Quote every line of the data below as it stands, omitting pictures.
□ □ □ □
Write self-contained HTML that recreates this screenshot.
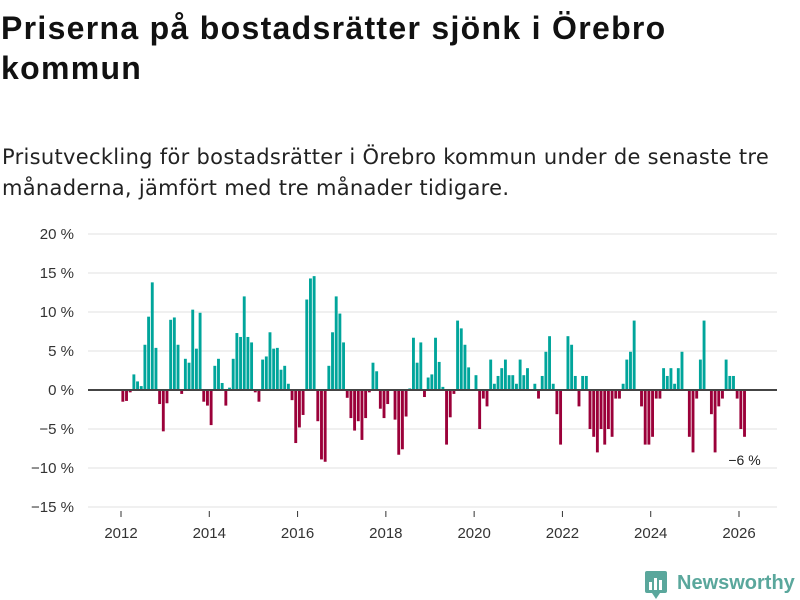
<!DOCTYPE html>
<html><head><meta charset="utf-8"><style>
body{margin:0;width:800px;height:600px;background:#fff;font-family:"Liberation Sans","DejaVu Sans",sans-serif;overflow:hidden;position:relative}
h1{position:absolute;left:1px;top:8px;margin:0;font-size:32px;letter-spacing:1.3px;line-height:40px;font-weight:bold;color:#111;width:720px}
.sub{position:absolute;left:2px;top:142px;margin:0;font-family:"DejaVu Sans",sans-serif;font-size:21px;letter-spacing:0.3px;line-height:31px;color:#222;width:795px}
svg{position:absolute;left:0;top:0}
</style></head><body>
<h1>Priserna på bostadsrätter sjönk i Örebro kommun</h1>
<p class="sub">Prisutveckling för bostadsrätter i Örebro kommun under de senaste tre månaderna, jämfört med tre månader tidigare.</p>
<svg id="chart" width="800" height="600"></svg>
<script>
const yTicks=[20,15,10,5,0,-5,-10,-15];
const xTickYears=[2012,2014,2016,2018,2020,2022,2024,2026];
const startYear=2012;
const values=[
-1.5,-1.4,-0.3,2.0,1.1,0.5,5.8,9.4,13.8,5.4,-1.8,-5.3,-1.7,9.0,9.3,5.8,-0.5,4.0,3.5,10.3,5.3,9.9,-1.5,-2.0,-4.5,3.1,4.0,0.9,-2.0,0.3,4.0,7.3,6.8,12.0,
6.8,6.1,-0.3,-1.5,3.9,4.3,7.4,5.3,5.4,2.6,3.1,0.8,-1.3,-6.8,-4.8,-3.2,11.6,14.3,14.6,-4.0,-8.9,-9.2,3.1,7.4,12.0,9.8,6.1,-1.0,-3.6,-5.2,-4.0,-6.4,-3.6,-0.3,3.5,
2.4,-2.4,-3.6,-1.8,0,-3.8,-8.3,-7.6,-3.4,0.2,6.7,3.5,6.1,-0.9,1.6,2.0,6.7,3.6,0.4,-7.0,-3.5,-0.5,8.9,7.9,5.8,2.9,0,1.9,-5.0,-1.1,-2.1,3.9,0.8,1.8,2.8,
3.9,1.9,1.9,0.8,3.9,1.9,2.8,0,0.8,-1.1,1.8,4.9,6.9,0.8,-3.1,-7.0,0,6.9,5.8,1.8,-2.1,1.8,1.8,-5.0,-6.0,-8.0,-5.0,-7.0,-5.0,-6.0,-1.1,-1.1,0.8,3.9,4.9,8.9,
0,-2.1,-7.0,-7.0,-6.0,-1.1,-1.1,2.8,1.8,2.8,0.8,2.8,4.9,0,-6.0,-8.0,-1.1,3.9,8.9,0,-3.1,-8.0,-2.1,-1.1,3.9,1.8,1.8,-1.1,-5.0,-6.0];
const lastLabel="−6 %";
const NS="http://www.w3.org/2000/svg";
const svg=document.getElementById('chart');
const y=v=>390-v*7.8;
const monthW=(739-121)/168;
const x=i=>121+i*monthW;
function mk(t,a,p){const e=document.createElementNS(NS,t);for(const k in a)e.setAttribute(k,a[k]);(p||svg).appendChild(e);return e;}
yTicks.forEach(t=>{
  if(t!==0){const g=mk('line',{x1:88,x2:777,y1:y(t),y2:y(t),stroke:'#e0e0e0','stroke-width':1});
  
  }
  const l=mk('text',{x:74,y:y(t)+5,'text-anchor':'end','font-size':15,fill:'#333'});
  l.textContent=(t<0?'−'+(-t):t)+' %';
  
  
});
xTickYears.forEach(yr=>{
  const xx=x((yr-startYear)*12);
  const tk=mk('line',{x1:xx,x2:xx,y1:511,y2:517,stroke:'#333','stroke-width':1});
  
  
  const l=mk('text',{x:xx,y:538,'text-anchor':'middle','font-size':15,fill:'#333'});
  l.textContent=yr;
  
  
});
values.forEach((v,i)=>{
  if(v===0)return;
  const r=mk('rect',{x:x(i)+0.4,width:monthW-0.8,y:Math.min(y(v),390),height:Math.abs(y(v)-390),fill:v>0?'#00a59b':'#9b0039'});
  
  
});
const z=mk('line',{x1:88,x2:777,y1:390,y2:390,stroke:'#444','stroke-width':2});


const li=values.length-1;
const an=mk('text',{x:x(li)+monthW/2,y:y(values[li])+28,'text-anchor':'middle','font-size':14,fill:'#222'});
an.textContent=lastLabel;


</script>
<svg width="800" height="600" style="pointer-events:none">
<rect x="645" y="571" width="22" height="22" rx="2" fill="#5aa79c"/>
<rect x="649" y="582" width="3" height="8" fill="#fff"/><rect x="654" y="578" width="3" height="12" fill="#fff"/><rect x="659" y="580" width="3" height="10" fill="#fff"/>
<polygon points="652,593 660,593 656,599" fill="#5aa79c"/>
<text x="677" y="589" font-size="20" font-weight="bold" fill="#5aa79c" font-family="Liberation Sans, sans-serif">Newsworthy</text>
</svg>
</body></html>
□ □ □ □
◆ **WORKED ANSWER**:
Write self-contained HTML that recreates this screenshot.
<!DOCTYPE html>
<html><head><meta charset="utf-8"><style>
body{margin:0;width:800px;height:600px;background:#fff;font-family:"Liberation Sans","DejaVu Sans",sans-serif;overflow:hidden;position:relative}
h1{position:absolute;left:1px;top:8px;margin:0;font-size:32px;letter-spacing:1.3px;line-height:40px;font-weight:bold;color:#111;width:720px}
.sub{position:absolute;left:2px;top:142px;margin:0;font-family:"DejaVu Sans",sans-serif;font-size:21px;letter-spacing:0.3px;line-height:31px;color:#222;width:795px}
svg{position:absolute;left:0;top:0}
</style></head><body>
<h1>Priserna på bostadsrätter sjönk i Örebro kommun</h1>
<p class="sub">Prisutveckling för bostadsrätter i Örebro kommun under de senaste tre månaderna, jämfört med tre månader tidigare.</p>
<svg id="chart" width="800" height="600"></svg>
<script>
const yTicks=[20,15,10,5,0,-5,-10,-15];
const xTickYears=[2012,2014,2016,2018,2020,2022,2024,2026];
const startYear=2012;
const values=[
-1.5,-1.4,-0.3,2.0,1.1,0.5,5.8,9.4,13.8,5.4,-1.8,-5.3,-1.7,9.0,9.3,5.8,-0.5,4.0,3.5,10.3,5.3,9.9,-1.5,-2.0,-4.5,3.1,4.0,0.9,-2.0,0.3,4.0,7.3,6.8,12.0,
6.8,6.1,-0.3,-1.5,3.9,4.3,7.4,5.3,5.4,2.6,3.1,0.8,-1.3,-6.8,-4.8,-3.2,11.6,14.3,14.6,-4.0,-8.9,-9.2,3.1,7.4,12.0,9.8,6.1,-1.0,-3.6,-5.2,-4.0,-6.4,-3.6,-0.3,3.5,
2.4,-2.4,-3.6,-1.8,0,-3.8,-8.3,-7.6,-3.4,0.2,6.7,3.5,6.1,-0.9,1.6,2.0,6.7,3.6,0.4,-7.0,-3.5,-0.5,8.9,7.9,5.8,2.9,0,1.9,-5.0,-1.1,-2.1,3.9,0.8,1.8,2.8,
3.9,1.9,1.9,0.8,3.9,1.9,2.8,0,0.8,-1.1,1.8,4.9,6.9,0.8,-3.1,-7.0,0,6.9,5.8,1.8,-2.1,1.8,1.8,-5.0,-6.0,-8.0,-5.0,-7.0,-5.0,-6.0,-1.1,-1.1,0.8,3.9,4.9,8.9,
0,-2.1,-7.0,-7.0,-6.0,-1.1,-1.1,2.8,1.8,2.8,0.8,2.8,4.9,0,-6.0,-8.0,-1.1,3.9,8.9,0,-3.1,-8.0,-2.1,-1.1,3.9,1.8,1.8,-1.1,-5.0,-6.0];
const lastLabel="−6 %";
const NS="http://www.w3.org/2000/svg";
const svg=document.getElementById('chart');
const y=v=>390-v*7.8;
const monthW=(739-121)/168;
const x=i=>121+i*monthW;
function mk(t,a,p){const e=document.createElementNS(NS,t);for(const k in a)e.setAttribute(k,a[k]);(p||svg).appendChild(e);return e;}
yTicks.forEach(t=>{
  if(t!==0){const g=mk('line',{x1:88,x2:777,y1:y(t),y2:y(t),stroke:'#e0e0e0','stroke-width':1});
  
  }
  const l=mk('text',{x:74,y:y(t)+5,'text-anchor':'end','font-size':15,fill:'#333'});
  l.textContent=(t<0?'−'+(-t):t)+' %';
  
  
});
xTickYears.forEach(yr=>{
  const xx=x((yr-startYear)*12);
  const tk=mk('line',{x1:xx,x2:xx,y1:511,y2:517,stroke:'#333','stroke-width':1});
  
  
  const l=mk('text',{x:xx,y:538,'text-anchor':'middle','font-size':15,fill:'#333'});
  l.textContent=yr;
  
  
});
values.forEach((v,i)=>{
  if(v===0)return;
  const r=mk('rect',{x:x(i)+0.4,width:monthW-0.8,y:Math.min(y(v),390),height:Math.abs(y(v)-390),fill:v>0?'#00a59b':'#9b0039'});
  
  
});
const z=mk('line',{x1:88,x2:777,y1:390,y2:390,stroke:'#444','stroke-width':2});


const li=values.length-1;
const an=mk('text',{x:x(li)+monthW/2,y:y(values[li])+28,'text-anchor':'middle','font-size':14,fill:'#222'});
an.textContent=lastLabel;


</script>
<svg width="800" height="600" style="pointer-events:none">
<rect x="645" y="571" width="22" height="22" rx="2" fill="#5aa79c"/>
<rect x="649" y="582" width="3" height="8" fill="#fff"/><rect x="654" y="578" width="3" height="12" fill="#fff"/><rect x="659" y="580" width="3" height="10" fill="#fff"/>
<polygon points="652,593 660,593 656,599" fill="#5aa79c"/>
<text x="677" y="589" font-size="20" font-weight="bold" fill="#5aa79c" font-family="Liberation Sans, sans-serif">Newsworthy</text>
</svg>
</body></html>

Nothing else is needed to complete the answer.